How to print Docstring of python function from inside the function itself?

shane87 picture shane87 · Jan 11, 2012 · Viewed 70.9k times · Source

I want to print the docstring of a python function from inside the function itself. for eg.

def my_function(self):
  """Doc string for my function."""
  # print the Docstring here.

At the moment I am doing this directly after my_function has been defined.

print my_function.__doc__

But would rather let the function do this itself.

I have tried calling print self.__doc__ print self.my_function.__doc__ and print this.__doc__ inside my_function but this did not work.

Answer

kindall picture kindall · Jan 11, 2012
def my_func():
    """Docstring goes here."""
    print my_func.__doc__

This will work as long as you don't change the object bound to the name my_func.

new_func_name = my_func
my_func = None

new_func_name()
# doesn't print anything because my_func is None and None has no docstring

Situations in which you'd do this are rather rare, but they do happen.

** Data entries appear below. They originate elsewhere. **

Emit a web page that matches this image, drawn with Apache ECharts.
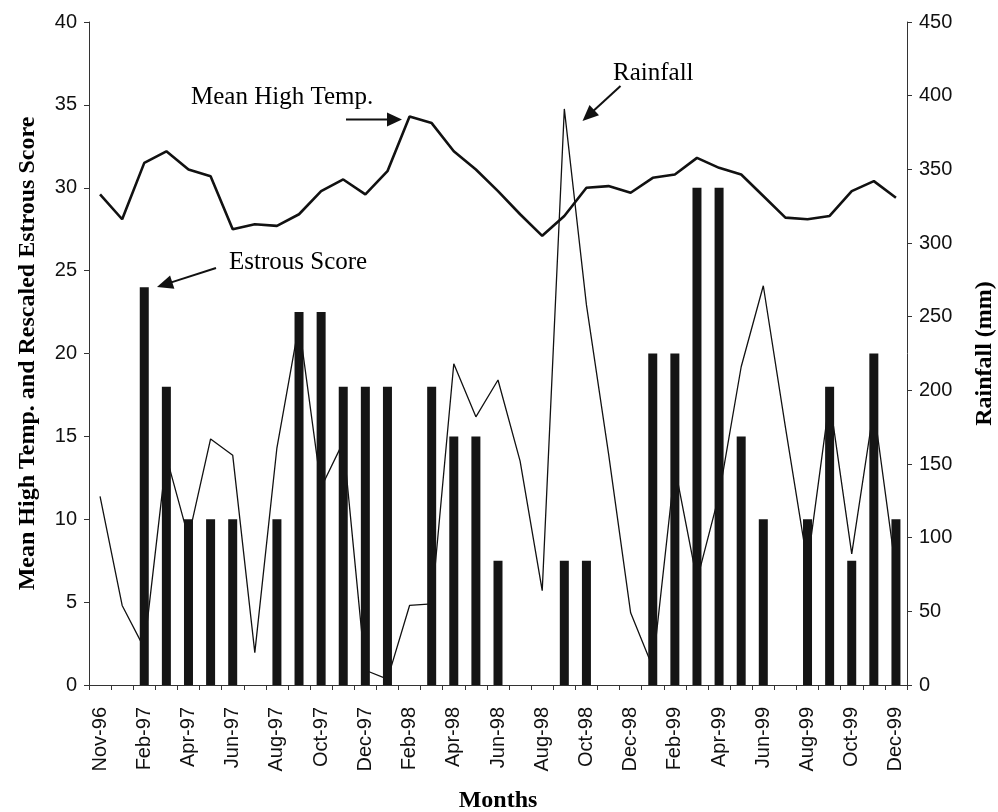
<!DOCTYPE html>
<html><head><meta charset="utf-8">
<script src="https://cdn.jsdelivr.net/npm/echarts@6/dist/echarts.min.js"></script>
<style>html,body{margin:0;padding:0;background:#fff}#c{width:998px;height:812px}</style>
</head><body><div id="c"></div>
<script>
const months = ['Nov-96','Dec-96','Feb-97','Mar-97','Apr-97','May-97','Jun-97','Jul-97','Aug-97','Sep-97','Oct-97','Nov-97','Dec-97',
  'Jan-98','Feb-98','Mar-98','Apr-98','May-98','Jun-98','Jul-98','Aug-98','Sep-98','Oct-98','Nov-98','Dec-98',
  'Jan-99','Feb-99','Mar-99','Apr-99','May-99','Jun-99','Jul-99','Aug-99','Sep-99','Oct-99','Nov-99','Dec-99'];
const estrousScore = [null,null,24,18,10,10,10,null,10,22.5,22.5,18,18,
  18,null,18,15,15,7.5,null,null,7.5,7.5,null,null,
  20,20,30,30,15,10,null,10,18,7.5,20,10];
const meanHighTemp = [29.6,28.1,31.5,32.2,31.1,30.7,27.5,27.8,27.7,28.4,29.8,30.5,29.6,
  31.0,34.3,33.9,32.2,31.1,29.8,28.4,27.1,28.3,30.0,30.1,29.7,
  30.6,30.8,31.8,31.2,30.8,29.5,28.2,28.1,28.3,29.8,30.4,29.4];
const rainfall = [128,54,25,155,100,167,156,22,161,245,134,165,10,
  4,54,55,218,182,207,152,64,391,258,157,49,
  12,148,71,129,216,271,175,82,194,89,188,77];
const leftTicks = [0,5,10,15,20,25,30,35,40];
const rightTicks = [0,50,100,150,200,250,300,350,400,450];

const SANS = "'Liberation Sans', Arial, sans-serif";
const SERIF = "'Liberation Serif', 'Times New Roman', serif";
const INK = '#111';

function arrow(x1,y1,x2,y2,L,W){
  const dx=x2-x1, dy=y2-y1, len=Math.hypot(dx,dy), ux=dx/len, uy=dy/len;
  const bx=x2-ux*L, by=y2-uy*L, px=-uy, py=ux;
  return [
    {type:'line', shape:{x1:x1,y1:y1,x2:bx+ux,y2:by+uy}, style:{stroke:INK,lineWidth:2}},
    {type:'polygon', shape:{points:[[x2,y2],[bx+px*W,by+py*W],[bx-px*W,by-py*W]]}, style:{fill:INK}}
  ];
}
function label(text,x,y){
  return {type:'text', left:x, top:y, style:{text:text, fill:'#000', font:"25px "+SERIF}};
}

const chart = echarts.init(document.getElementById('c'), null, {renderer:'canvas'});
chart.setOption({
  animation:false,
  backgroundColor:'#fff',
  grid:{left:89, right:91, top:22, bottom:127, containLabel:false, outerBoundsMode:'none'},
  xAxis:{
    type:'category', data:months, boundaryGap:true,
    name:'Months', nameLocation:'middle', nameGap:104, nameMoveOverlap:false,
    nameTextStyle:{fontFamily:SERIF, fontWeight:'bold', fontSize:24, color:'#000'},
    axisLine:{lineStyle:{color:'#333', width:1}},
    axisTick:{show:true, interval:0, length:5, lineStyle:{color:'#333'}},
    axisLabel:{interval:1, rotate:90, margin:22, fontFamily:SANS, fontSize:20, color:'#111'}
  },
  yAxis:[
    {type:'value', min:leftTicks[0], max:leftTicks[leftTicks.length-1], interval:leftTicks[1]-leftTicks[0],
     name:'Mean High Temp. and Rescaled Estrous Score', nameLocation:'middle', nameGap:49, nameRotate:90, nameMoveOverlap:false,
     nameTextStyle:{fontFamily:SERIF, fontWeight:'bold', fontSize:24, color:'#000'},
     axisLine:{show:true, lineStyle:{color:'#333', width:1}},
     axisTick:{show:true, length:5, lineStyle:{color:'#333'}},
     splitLine:{show:false},
     axisLabel:{margin:12, fontFamily:SANS, fontSize:20, color:'#111'}},
    {type:'value', position:'right', min:rightTicks[0], max:rightTicks[rightTicks.length-1], interval:rightTicks[1]-rightTicks[0],
     name:'Rainfall (mm)', nameLocation:'middle', nameGap:66, nameRotate:90, nameMoveOverlap:false,
     nameTextStyle:{fontFamily:SERIF, fontWeight:'bold', fontSize:24, color:'#000'},
     axisLine:{show:true, lineStyle:{color:'#333', width:1}},
     axisTick:{show:true, length:5, lineStyle:{color:'#333'}},
     splitLine:{show:false},
     axisLabel:{margin:12, fontFamily:SANS, fontSize:20, color:'#111'}}
  ],
  series:[
    {name:'Rainfall', type:'line', yAxisIndex:1, data:rainfall, symbol:'none', z:1,
     lineStyle:{color:INK, width:1.3}},
    {name:'Estrous Score', type:'bar', yAxisIndex:0, data:estrousScore, barWidth:9, z:2,
     itemStyle:{color:'#151515'}},
    {name:'Mean High Temp.', type:'line', yAxisIndex:0, data:meanHighTemp, symbol:'none', z:3,
     lineStyle:{color:INK, width:2.6}}
  ],
  graphic:[
    label('Mean High Temp.',191,85),
    label('Rainfall',613,61),
    label('Estrous Score',229,250),
    ...arrow(346,119.5,402,119.5,15,7),
    ...arrow(620.5,86,582.5,121,16,7),
    ...arrow(216,268,157,287,16,7)
  ]
});
</script></body></html>
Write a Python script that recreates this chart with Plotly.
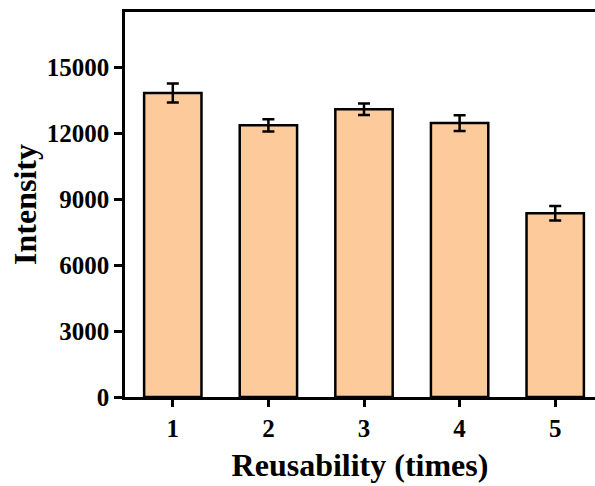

However, if you write a decorator like this:

def passmein(func):
    def wrapper(*args, **kwargs):
        return func(func, *args, **kwargs)
    return wrapper

Now you can do this:

@passmein
def my_func(me):
    print me.__doc__

And this will ensure that your function gets a reference to itself (similar to self) as its first argument, so it can always get the docstring of the right function. If used on a method, the usual self becomes the second argument.